Zgodnie z Kodeksem postępowania cywilnego, sprawy z zakresu prawa pracy są sprawami cywilnymi i to właśnie w oparciu o przepisy postępowania cywilnego prowadzone są sprawy prawnopracownicze. Procedura cywilna przewiduje jednak pewne odrębności, wychodzące z założenia – podobnie jak samo prawo pracy – że pracownik jest w słabszej pozycji faktycznej niż pracodawca.
I tak, w sprawach z zakresu prawa pracy, powództwo może być złożone w formie ustnej do protokołu w sądzie właściwym. Oznacza to tyle, że pracownik nie musi sporządzić pisemnego pozwu aby dochodzić swoich praw. Analogiczna odrębność zachodzi przy środkach odwoławczych czy innych pismach procesowych. Warunkiem jest działanie przez pracownika bez adwokata lub radcy prawnego. Wspomnieć należy, ze w sprawach z zakresu prawa pracy wyłączone są przepisy ograniczające dopuszczalność dowodu ze świadków i przesłuchania stron.
Ponadto, strony w sprawach prawnopracowniczych, strony nie są w pełni władne do dysponowania przedmiotem postępowania.
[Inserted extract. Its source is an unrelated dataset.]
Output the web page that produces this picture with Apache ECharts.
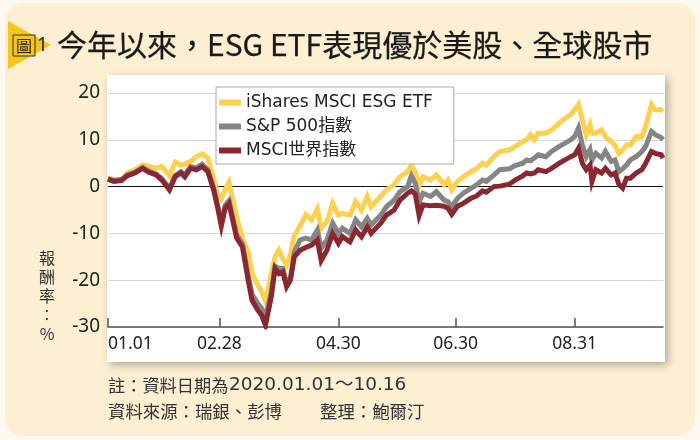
<!DOCTYPE html>
<html><head><meta charset="utf-8">
<script src="https://cdn.jsdelivr.net/npm/echarts@6/dist/echarts.min.js"></script>
<style>html,body{margin:0;padding:0;background:#FFF9EF}#c{width:700px;height:440px}</style>
</head><body><div id="c"></div>
<script>
// days since 2020-01-01
const days = [0,3,7,10,14,18,21,25,28,32,35,38,40,43,46,49,52,55,57,59,61,63,67,70,73,75,78,80,82,85,87,89,91,93,95,97,100,103,106,109,111,114,117,120,122,126,129,132,135,137,142,145,149,152,156,158,160,162,164,168,171,175,177,179,182,185,189,192,195,197,201,204,209,212,216,218,220,222,224,228,231,235,238,241,243,245,247,249,251,252,254,257,259,262,264,266,268,270,272,275,278,280,283,285,288,289];
const esgEtf = [1.9,1.5,1.4,2.9,3.6,4.6,4.4,3.9,4.3,2.3,5.2,4.6,4.8,5.4,6.4,7.0,6.1,1.8,-1.5,-2.6,-0.7,0.9,-6.5,-11,-14,-18.5,-21,-22.5,-24.5,-18.6,-15,-13.6,-15.4,-16.8,-14.5,-10.5,-8.4,-6,-7.1,-4.8,-8.9,-7.5,-3.6,-6.1,-5.7,-6.1,-3.2,-5,-2.1,-4.3,-2.1,-0.7,0.4,2.1,3.2,4.6,3.2,0.2,2.1,1.4,2.5,0.4,1.4,-0.7,1.1,2.1,3.2,3.9,5,4.6,6.4,7.5,7.8,8.6,9.6,10,11.1,10,11.4,11.4,12.1,13.6,14.6,15.4,16.4,17.5,14.3,11.1,13.2,11.4,11.4,12.1,10.7,9.6,8.9,7.1,7.8,8.9,8.9,10.7,10.7,12.9,17.5,16.4,16.4,16];
const sp500 = [1.7,1.3,1.5,2.5,3.1,4.1,3.4,2.7,1.8,-0.4,2.4,3.2,2.5,4.3,4.0,4.8,3.6,-0.3,-3.8,-7.8,-4.0,-3.0,-10.3,-12.2,-19,-23,-25,-26,-28,-22.5,-17,-17.5,-17.5,-20.5,-19.5,-14,-11.4,-11,-11.4,-9.3,-13.2,-11.4,-7.8,-10,-8.9,-10,-7.1,-8.6,-6.8,-8.2,-6.1,-4.3,-2.9,-1.1,0,2.3,0.7,-3.3,-1.4,-2.1,-1.1,-2.9,-3.2,-4.3,-2.5,-1.4,-0.4,0.4,1.4,1.1,2.5,3.6,3.8,4.5,5,5.7,5.5,6.1,6.8,6.4,7.5,8.6,9.3,10,10.7,12.5,8.9,6.4,7.9,5.7,7.1,6.1,7.5,5.4,5.7,3.2,3.8,4.6,5.7,6.4,7.5,8.6,11.8,11.1,10.5,10];
const msciWorld = [1.6,1.1,1.3,2.3,2.9,3.9,3.1,2.5,1.4,-0.7,2.1,2.9,2.1,3.9,3.6,4.3,3.2,-0.7,-4.3,-8.4,-4.6,-3.6,-11,-12.9,-20,-24.3,-26.4,-27.5,-29.6,-23.6,-17.5,-18.6,-18.2,-21.4,-20,-15,-13.6,-13,-12.5,-11.4,-15.8,-13.6,-10,-12.1,-10.7,-11.8,-9.3,-10.7,-8.6,-10,-7.8,-6.1,-5,-2.9,-1.4,-0.9,-1.6,-6.2,-3.9,-4.1,-4,-4.2,-4.6,-5.9,-4.2,-3.6,-2.5,-2,-0.9,-1.2,0,0.1,0.5,1.4,2.3,2.9,2.7,2.9,3.6,3.2,3.9,5,5.7,6.4,6.8,8.2,5,3.6,4.6,1.1,3.6,2.9,3.9,2.5,2.9,0.5,-0.3,1.8,1.8,2.9,3.6,5,7.5,7.1,6.8,6.1];
const tickDays = [0,58,120,181,243];
const tickLabels = ['01.01','02.28','04.30','06.30','08.31'];
const seriesNames = ['iShares MSCI ESG ETF','S&P 500指數','MSCI世界指數'];
const seriesColors = ['#FDD04E','#858585','#8B2730'];
const titleText = '今年以來，ESG ETF表現優於美股、全球股市';
const yName = '報\n酬\n率\n︰\n%';
const note1a = '註：資料日期為';
const note1b = '2020.01.01～10.16';
const note2a = '資料來源：瑞銀、彭博';
const note2b = '整理：鮑爾汀';

const FONT = '"Noto Sans", "Noto Sans CJK TC", sans-serif';
const WIDE = '"DejaVu Sans", "Noto Sans CJK TC", sans-serif';
const CJK = '"Noto Sans CJK TC", sans-serif';
const dataSets = [esgEtf, sp500, msciWorld];

const chart = echarts.init(document.getElementById('c'));
chart.setOption({
  animation: false,
  backgroundColor: '#FFF9EF',
  textStyle: {fontFamily: FONT},
  graphic: [
    {type:'rect', z:-10, shape:{x:5,y:3,width:690,height:433,r:18}, style:{fill:'#FDEFD2'}},
    {type:'rect', z:-9, shape:{x:107,y:75,width:558,height:287}, style:{fill:'#fff', shadowBlur:8, shadowOffsetX:3, shadowOffsetY:3, shadowColor:'rgba(0,0,0,0.3)'}},
    {type:'polygon', z:-8, shape:{points:[[8,21],[8,69],[51,45]]}, style:{fill:'#F6C51B'}},
    {type:'rect', z:-7, shape:{x:13,y:35,width:22,height:21}, style:{fill:'#F6C51B', stroke:'#333', lineWidth:1}},
    {type:'text', x:24, y:45.5, style:{text:'圖', font:'16px '+CJK, fill:'#222', align:'center', verticalAlign:'middle'}},
    {type:'text', x:37, y:46, style:{text:'1', font:'19px '+FONT, fill:'#222', align:'left', verticalAlign:'middle'}},
    {type:'text', x:57, y:45, style:{text:titleText, font:'30px '+CJK, fill:'#1a1a1a', stroke:'#1a1a1a', lineWidth:0.25, align:'left', verticalAlign:'middle'}},
    {type:'text', x:47, y:248, style:{text:yName, font:'16px '+CJK, lineHeight:19, fill:'#333', align:'center', verticalAlign:'top'}},
    {type:'text', x:108, y:385, style:{text:note1a, font:'17.2px '+CJK, fill:'#333', align:'left', verticalAlign:'middle'}},
    {type:'text', x:229, y:385, style:{text:note1b, font:'18.5px '+WIDE, fill:'#333', align:'left', verticalAlign:'middle'}},
    {type:'text', x:108, y:411, style:{text:note2a, font:'17.4px '+CJK, fill:'#333', align:'left', verticalAlign:'middle'}},
    {type:'text', x:320, y:411, style:{text:note2b, font:'17.4px '+CJK, fill:'#333', align:'left', verticalAlign:'middle'}}
  ],
  legend: {
    orient:'vertical', left:216, top:87,
    data: seriesNames,
    icon:'rect', itemWidth:22, itemHeight:6, itemGap:7,
    padding:[7,21,5,3],
    backgroundColor:'#fff', borderColor:'#aaa', borderWidth:1, borderRadius:0,
    textStyle:{fontSize:17, color:'#222', fontFamily:WIDE}
  },
  grid: {left:108, right:37, top:93, bottom:113},
  xAxis: {
    type:'value', min:0, max:289,
    axisLine:{show:true, onZero:false, lineStyle:{color:'#555', width:1.5}},
    axisTick:{show:true, inside:true, length:9, customValues:tickDays, lineStyle:{color:'#555', width:1.5}},
    axisLabel:{customValues:tickDays, formatter:v=>tickLabels[tickDays.indexOf(v)], alignMinLabel:'left', fontSize:17.5, color:'#222', margin:8},
    splitLine:{show:false}
  },
  yAxis: {
    type:'value', min:-30, max:20, interval:10,
    axisLine:{show:false}, axisTick:{show:false},
    axisLabel:{fontSize:19, color:'#222', margin:8},
    splitLine:{show:true, lineStyle:{color:['#d9d9d9','#d9d9d9','#d9d9d9','#111','#d9d9d9','#d9d9d9'], width:1.2}}
  },
  series: seriesNames.map((name,k)=>({
    name, type:'line', symbol:'none',
    data: days.map((d,i)=>[d, dataSets[k][i]]),
    lineStyle:{width:5, color:seriesColors[k], join:'miter'},
    itemStyle:{color:seriesColors[k]},
    z: 2+k
  }))
});
</script>
</body></html>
Sąd bowiem, może uznać zawarcie ugody, cofnięcie pozwu, sprzeciwu lub środka odwoławczego oraz zrzeczenie się lub ograniczenie roszczenia za niedopuszczalne, jeżeli czynności te naruszyłyby słuszny interes pracownika.
Co istotne, wyroki zasądzające świadczenia na rzecz pracownika, mają być (z pewnymi jednak ograniczeniami) z urzędu opatrzone rygorem natychmiastowej wykonalności.
Podsumowując, choć omówione powyżej odrębności wyczerpują temat tylko częściowo, pokazują one, że zasady prawa pracy, spośród których charakter naczelny ma zasada ochrony pracownika, znajdują odzwierciedlenie także w prawie procesowym. Do pełnej realizacji tych zasad niezbędne jest jednak sprawny przebieg postępowania. W przypadku przewlekłości, ochrona strony ekonomicznie słabszej – pracownika – staje się bowiem tylko teoretyczna.